La segunda incógnita consiste en cómo se podrá articular la participación de la ONU, sus atribuciones dentro del Tribunal, su capacidad para la designación de posibles acusados, forma y grado de colaboración que recibirá del Gobierno camboyano, lugar y régimen de encarcelamiento de los imputados y de los ya condenados, y demás cuestiones procedimentales, harto problemáticas en un Tribunal de tan anómalas características, al que todavía la ONU no ha dado su definitiva aprobación.

La tercera incógnita, más seria que las anteriores, es la de quiénes deberán ser acusados, capturados y sometidos al Tribunal. Fallecido Pol-Pot, ¿qué antiguos dirigentes del Jemer Rojo deberán ocupar el banquillo, para rendir cuentas de la monstruosidad que mandaron cometer? ¿Qué jefes intermedios, encargados de materializar las ejecuciones masivas, podrán ahora ser identificados, capturados y condenados?

Y aquí aparece el cuarto y más grave de todos los problemas, el que más nos hace dudar a priori de la eficacia de ese Tribunal. ¿Cómo actuar seriamente contra los responsables de aquéllos crímenes si el propio primer ministro camboyano, Hun Sen,  fue activo miembro del Jemer Rojo, y varios de sus actuales ministros también formaron parte del régimen de Pol-Pot?  Por desgracia, no pocos responsables de aquellos crímenes ocupan todavía grandes parcelas de poder, y ése es el mejor requisito –como hemos visto en tantos lugares- para asegurarse grandes cotas de impunidad. Para empezar, Hun Sen ya ha colocado al futuro Tribunal en su sitio –su muy limitado sitio- al señalar “el peligro de que este juicio termine por desencadenar otra guerra civil si el Tribunal no actúa con cuidado.”

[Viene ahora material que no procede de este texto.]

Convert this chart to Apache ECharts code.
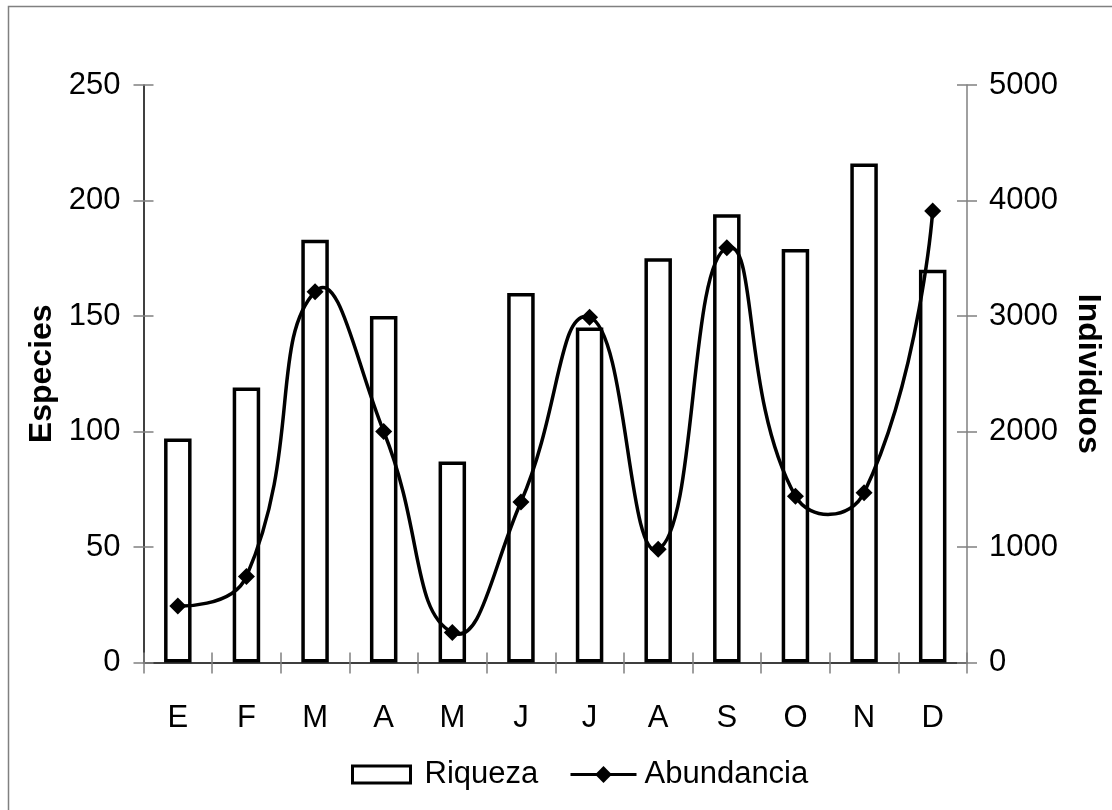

Bien poco éxito puede augurarse a un Tribunal  que se ve obligado a actuar “con cuidado”, y a juzgar y emitir sentencias condicionado por ese riesgo –real o supuesto- de desencadenar otra “guerra civil”. Se trata de unas condiciones sumamente alejadas de aquéllas que deben prevalecer en un Tribunal Internacional, cuya composición, ubicación y condiciones de trabajo han de permitirle examinar y valorar la gravedad objetiva de los delitos juzgados, y determinar su verdadera autoría, sin verse sometido a fuertes condicionamientos de enfoque, e incluso a limitaciones impuestas en la designación de los imputados.

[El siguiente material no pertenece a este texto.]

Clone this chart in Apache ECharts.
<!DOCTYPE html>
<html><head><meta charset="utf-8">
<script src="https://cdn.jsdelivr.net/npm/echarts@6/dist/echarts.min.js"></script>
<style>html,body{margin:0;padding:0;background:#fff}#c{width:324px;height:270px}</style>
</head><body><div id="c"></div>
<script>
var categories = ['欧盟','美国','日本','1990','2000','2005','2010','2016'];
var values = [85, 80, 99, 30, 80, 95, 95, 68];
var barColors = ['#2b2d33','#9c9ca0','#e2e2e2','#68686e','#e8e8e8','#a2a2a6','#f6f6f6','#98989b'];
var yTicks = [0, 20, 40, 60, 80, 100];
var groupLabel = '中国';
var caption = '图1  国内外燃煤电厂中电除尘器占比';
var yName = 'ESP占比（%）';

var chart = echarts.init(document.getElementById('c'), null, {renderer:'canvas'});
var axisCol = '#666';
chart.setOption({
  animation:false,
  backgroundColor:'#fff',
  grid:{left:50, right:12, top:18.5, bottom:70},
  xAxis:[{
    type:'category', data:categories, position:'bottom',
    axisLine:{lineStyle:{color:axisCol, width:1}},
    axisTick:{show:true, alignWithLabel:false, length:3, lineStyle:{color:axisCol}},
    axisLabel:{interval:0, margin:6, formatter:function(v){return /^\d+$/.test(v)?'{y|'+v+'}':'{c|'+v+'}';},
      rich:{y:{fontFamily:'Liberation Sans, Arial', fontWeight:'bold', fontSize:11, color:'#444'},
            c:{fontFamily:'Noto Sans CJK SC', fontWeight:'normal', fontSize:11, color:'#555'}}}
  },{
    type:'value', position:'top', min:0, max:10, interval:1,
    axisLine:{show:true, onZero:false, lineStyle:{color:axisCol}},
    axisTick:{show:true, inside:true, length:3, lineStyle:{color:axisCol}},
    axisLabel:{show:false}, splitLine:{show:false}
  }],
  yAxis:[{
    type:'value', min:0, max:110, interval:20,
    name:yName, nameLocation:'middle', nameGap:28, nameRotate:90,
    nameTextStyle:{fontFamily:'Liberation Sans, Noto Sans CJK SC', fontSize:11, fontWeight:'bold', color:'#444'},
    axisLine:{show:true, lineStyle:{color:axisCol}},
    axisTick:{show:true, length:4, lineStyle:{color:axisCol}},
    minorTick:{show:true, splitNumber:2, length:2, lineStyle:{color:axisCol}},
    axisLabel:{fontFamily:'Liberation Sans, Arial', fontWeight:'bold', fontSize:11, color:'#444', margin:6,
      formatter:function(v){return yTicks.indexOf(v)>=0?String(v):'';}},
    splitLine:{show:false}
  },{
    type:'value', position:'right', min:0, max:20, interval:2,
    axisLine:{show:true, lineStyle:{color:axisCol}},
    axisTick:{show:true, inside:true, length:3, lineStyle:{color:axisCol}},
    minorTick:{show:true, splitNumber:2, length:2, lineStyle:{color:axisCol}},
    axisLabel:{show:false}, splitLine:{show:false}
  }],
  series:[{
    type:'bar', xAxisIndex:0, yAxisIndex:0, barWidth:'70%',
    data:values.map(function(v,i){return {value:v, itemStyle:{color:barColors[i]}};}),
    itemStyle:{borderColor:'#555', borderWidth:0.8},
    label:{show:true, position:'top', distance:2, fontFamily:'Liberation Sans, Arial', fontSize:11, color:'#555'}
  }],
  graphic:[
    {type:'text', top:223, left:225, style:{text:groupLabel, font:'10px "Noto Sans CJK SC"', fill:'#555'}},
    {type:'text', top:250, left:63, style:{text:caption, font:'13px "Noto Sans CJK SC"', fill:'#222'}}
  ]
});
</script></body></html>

Quienes cometen este género de crímenes masivos, inmersos de lleno en la categoría de crímenes contra la humanidad, deben comparecer ante un tribunal lo más representativo posible de la propia humanidad. Y para ello, nada mejor que un verdadero Tribunal Penal Internacional, con magistrados de diversos países y razas, los cuales, ajenos a presiones, amenazas y condicionamientos locales, pueda pronunciarse sobre los verdaderos criminales,  condenando a los culpables, absolviendo a los inocentes, y asegurando el cumplimiento de las sentencias.

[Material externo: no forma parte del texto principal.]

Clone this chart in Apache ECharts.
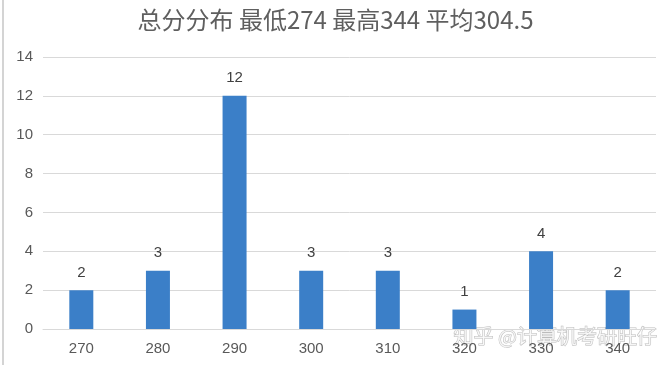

En Camboya, grandes pirámides de calaveras dan hoy pálido testimonio de lo que algunos monstruos de apariencia humana son capaces de hacer con sus semejantes. A estas alturas, entrados ya en el siglo XXI, está claro que la humanidad no puede permitirse ya una impotencia tan repugnante como la que supondría dejar en la impunidad unos crímenes cuya barbarie y cuyo salvajismo nos humillan a todos los seres humanos sin excepción.